In mid-April, within days of opening its call for submissions, Fast Grants received about 4,000 applications, many of them well-qualified and from top institutions. Twenty referees divvied them up and went to work, and within days, about $21 million was committed across 127 awards. Fast Grants has since paused accepting applications, but Cowen said they are seeking additional funding for a second round.

It’s helpful to look at the organizations and the setting from which Fast Grants emerged to understand why it was able to move so quickly. Fast Grants is a sister program to Emergent Ventures, a fellowship and grants program with a similar focus on fast funding, but for a broader array of interests and recipients beyond health research. And Emergent Ventures is based at GMU’s Mercatus Center, a think tank seeking to advance market-based ideas that “bridge the gap between academic research and public policy problems."

Mercatus and Emergent Ventures have unique funding backstories themselves, each one seeded and heavily backed by libertarian donors. Mercatus was created with funding from Charles and David Koch to advance free-market policy ideas, and Charles Koch formerly served on the think tank’s board. Emergent Strategies was founded in 2018 with a $1 million donation from the Thiel Foundation, the philanthropy of Peter Thiel, who is known as much for his conservative politics and support for Donald Trump as his venture capital career.

So while Fast Grants is based in academia, it is an organization with one foot on campus and another firmly in the marketplace. While its growing list of donors is not necessarily aligned with Mercatus’ ideological stance, most of its backers come from the tech and startup world—including Y Combinator’s Paul Graham, Yuri Milner, Eric and Wendy Schmidt’s outfit Schmidt Futures, and the Emerson Collective. In other words, people who like to move fast (and hopefully not break things).

Another likely reason for the quickness of Fast Grants’ conception and execution is that Cowen has been chairman of the Mercatus Center for 22 years: As the boss, he can make things happen.

During the Fast Grants review process, Cowen and his colleagues had an opportunity to speak with several applicants. “We conducted an informal poll of a number of these people and places, and we asked them, ‘What's your funding situation?’ And a lot of them said, ‘We'll get money in six months, maybe four months, if we're lucky.’”

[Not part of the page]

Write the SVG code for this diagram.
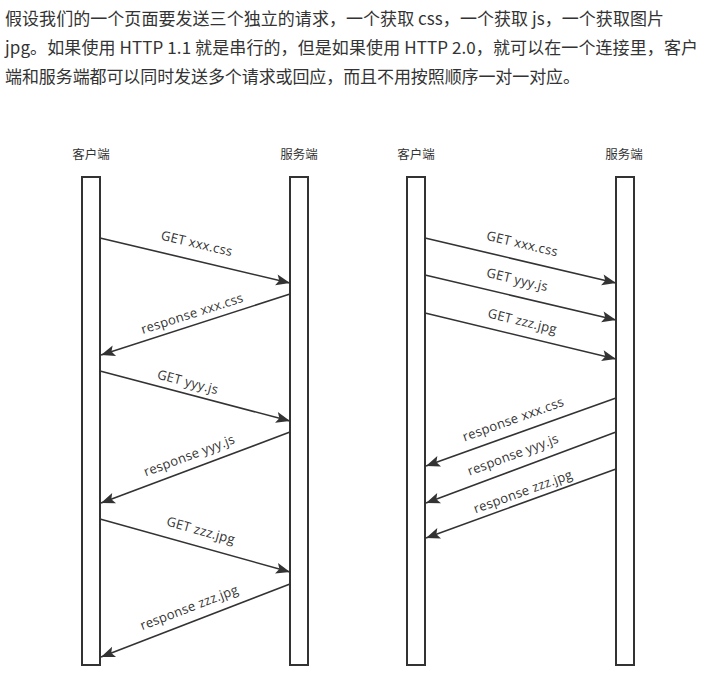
<svg xmlns="http://www.w3.org/2000/svg" width="712" height="686" viewBox="0 0 712 686">
<defs>
<style>
.para{font-family:"Noto Sans CJK SC","Noto Sans",sans-serif;font-size:17px;fill:#333}
.head{font-family:"Noto Sans CJK SC","Noto Sans",sans-serif;font-size:12.5px;fill:#333;text-anchor:middle}
.lbl{font-family:"Open Sans","Noto Sans",sans-serif;font-size:13px;letter-spacing:0.3px;fill:#333;text-anchor:middle;dominant-baseline:central}
.life{fill:#fff;stroke:#333;stroke-width:2}
.msg{stroke:#333;stroke-width:1.6;fill:none;marker-end:url(#arr)}
</style>
<marker id="arr" markerUnits="userSpaceOnUse" markerWidth="18" markerHeight="14" viewBox="-15 -7 16 14" refX="0" refY="0" orient="auto">
<path d="M0,0 L-14,-5.5 L-11,0 L-14,5.5 Z" fill="#333"/>
</marker>
</defs>
<rect width="712" height="686" fill="#fff"/>
<g id="intro">
<text class="para" x="5" y="25" textLength="659" lengthAdjust="spacing">假设我们的一个页面要发送三个独立的请求，一个获取 css，一个获取 js，一个获取图片</text>
<text class="para" x="5" y="54" textLength="693" lengthAdjust="spacing">jpg。如果使用 HTTP 1.1 就是串行的，但是如果使用 HTTP 2.0，就可以在一个连接里，客户</text>
<text class="para" x="5" y="83" textLength="575" lengthAdjust="spacing">端和服务端都可以同时发送多个请求或回应，而且不用按照顺序一对一对应。</text>
</g>
<g id="left-client">
<text class="head" x="91" y="159">客户端</text>
<rect class="life" x="82" y="177" width="18" height="488"/>
</g>
<g id="left-server">
<text class="head" x="299" y="159">服务端</text>
<rect class="life" x="290" y="177" width="18" height="488"/>
</g>
<g id="right-client">
<text class="head" x="416" y="159">客户端</text>
<rect class="life" x="407" y="177" width="18" height="488"/>
</g>
<g id="right-server">
<text class="head" x="624" y="159">服务端</text>
<rect class="life" x="616" y="177" width="18" height="488"/>
</g>
<g id="connectors">
<line class="msg" x1="100" y1="238" x2="290" y2="283"/>
<line class="msg" x1="290" y1="294" x2="101" y2="355"/>
<line class="msg" x1="100" y1="371" x2="290" y2="421"/>
<line class="msg" x1="290" y1="432" x2="101" y2="503"/>
<line class="msg" x1="100" y1="519" x2="290" y2="572"/>
<line class="msg" x1="290" y1="584" x2="101" y2="657"/>
<line class="msg" x1="425" y1="238" x2="616" y2="283"/>
<line class="msg" x1="425" y1="275" x2="616" y2="320"/>
<line class="msg" x1="425" y1="313" x2="616" y2="359"/>
<line class="msg" x1="616" y1="398" x2="426" y2="466"/>
<line class="msg" x1="616" y1="432" x2="426" y2="503"/>
<line class="msg" x1="616" y1="469" x2="426" y2="538"/>
</g>
<g id="labels">
<text class="lbl" transform="translate(197,243) rotate(13.3)">GET xxx.css</text>
<text class="lbl" transform="translate(192,313) rotate(-17.8)">response xxx.css</text>
<text class="lbl" transform="translate(188,381.5) rotate(14.7)">GET yyy.js</text>
<text class="lbl" transform="translate(189,455) rotate(-20.5)">response yyy.js</text>
<text class="lbl" transform="translate(201,530) rotate(15.6)">GET zzz.jpg</text>
<text class="lbl" transform="translate(189,607) rotate(-21)">response zzz.jpg</text>
<text class="lbl" transform="translate(522.5,243.3) rotate(13.3)">GET xxx.css</text>
<text class="lbl" transform="translate(517.5,279.2) rotate(13.3)">GET yyy.js</text>
<text class="lbl" transform="translate(522.5,320.8) rotate(13.6)">GET zzz.jpg</text>
<text class="lbl" transform="translate(513,418.7) rotate(-19.7)">response xxx.css</text>
<text class="lbl" transform="translate(512.8,454.2) rotate(-20.5)">response yyy.js</text>
<text class="lbl" transform="translate(522.8,491) rotate(-20)">response zzz.jpg</text>
</g>
</svg>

Most funders are just too slow, Cowen said—but that’s something they already know. In fact, Cowen said he’s received numerous inquiries from foundations and government funders asking how they can speed up grantmaking at their own organizations. So what’s the secret sauce? Cowen says it’s mostly a matter of commitment from the top down‚ and at Fast Grants, Cowen is the top guy.

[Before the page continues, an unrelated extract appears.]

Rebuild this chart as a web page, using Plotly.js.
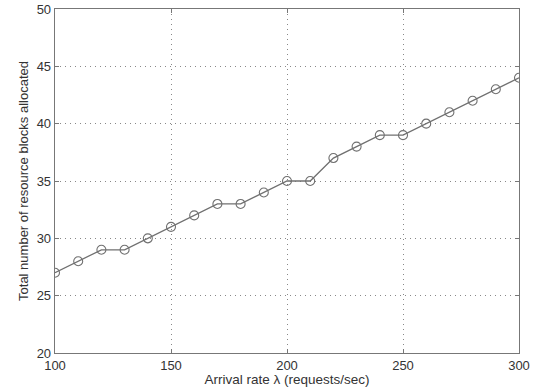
<!DOCTYPE html>
<html><head><meta charset="utf-8">
<script src="https://cdn.plot.ly/plotly-3.0.1.min.js"></script>
<style>html,body{margin:0;padding:0;background:#fff;}#plot{width:536px;height:387px;}</style>
</head><body><div id="plot"></div>
<script>
const arrivalRate = [100,110,120,130,140,150,160,170,180,190,200,210,220,230,240,250,260,270,280,290,300];
const resourceBlocks = [27,28,29,29,30,31,32,33,33,34,35,35,37,38,39,39,40,41,42,43,44];
const xTicks = [100,150,200,250,300];
const yTicks = [20,25,30,35,40,45,50];

const trace = {
  x: arrivalRate, y: resourceBlocks, type: 'scatter', mode: 'lines+markers',
  line: {color: '#707070', width: 1.3},
  marker: {symbol: 'circle-open', size: 9, color: '#707070', line: {width: 1.1, color: '#707070'}},
  showlegend: false
};
const axisCommon = {
  showline: true, mirror: 'ticks', linecolor: '#777', linewidth: 1.3,
  ticks: 'inside', ticklen: 4, tickcolor: '#777',
  showgrid: true, gridcolor: '#888', griddash: '1px,4px', gridwidth: 1,
  zeroline: false, tickfont: {family: 'Liberation Sans, Arial', size: 13, color: '#333'}
};
const layout = {
  width: 536, height: 387,
  margin: {l: 55, r: 17, t: 9, b: 34},
  paper_bgcolor: '#fff', plot_bgcolor: '#fff',
  xaxis: Object.assign({}, axisCommon, {range: [100, 300], tickvals: xTicks, ticktext: xTicks.map(String),
    title: {text: 'Arrival rate λ (requests/sec)', standoff: 3, font: {family: 'Liberation Sans, Arial', size: 13.5, color: '#333'}}}),
  yaxis: Object.assign({}, axisCommon, {range: [20, 50], tickvals: yTicks, ticktext: yTicks.map(String),
    title: {text: 'Total number of resource blocks allocated', standoff: 5, font: {family: 'Liberation Sans, Arial', size: 13, color: '#333'}}})
};
Plotly.newPlot('plot', [trace], layout, {displayModeBar: false, staticPlot: true});
</script></body></html>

Many grantmakers, particularly larger foundations, have hierarchies and infrastructures that slow down the review process and ultimately the check writing. If funders want to respond more quickly to the ongoing coronavirus emergency or other pressing causes, cultural change at their institutions will be necessary. This is something a lot of foundations have been grappling with in the past few months, with some institutional funders relaxing red tape and application requirements. After all, that’s one of the potential benefits of the philanthropic sector—if it wants to, it can move fast. For some foundations, too much control at the top can actually be a cause of the slowdown, but Cowen says in the case of Fast Grants, leadership’s commitment to speed has made the difference.

“Part of it is just deciding to do it, and taking your top people and putting them on it full time,” he said. “Most (funders) don't do that. But we need more fast grants models.”

However those models take shape, Cowen says the pandemic should open people’s eyes to the potential dangers of delay. “You know who was really fast was the NBA,” he said. “I give them a lot of credit—they canceled the whole season before anyone did anything, and it seemed crazy, but they were totally right, and it woke up the whole country.”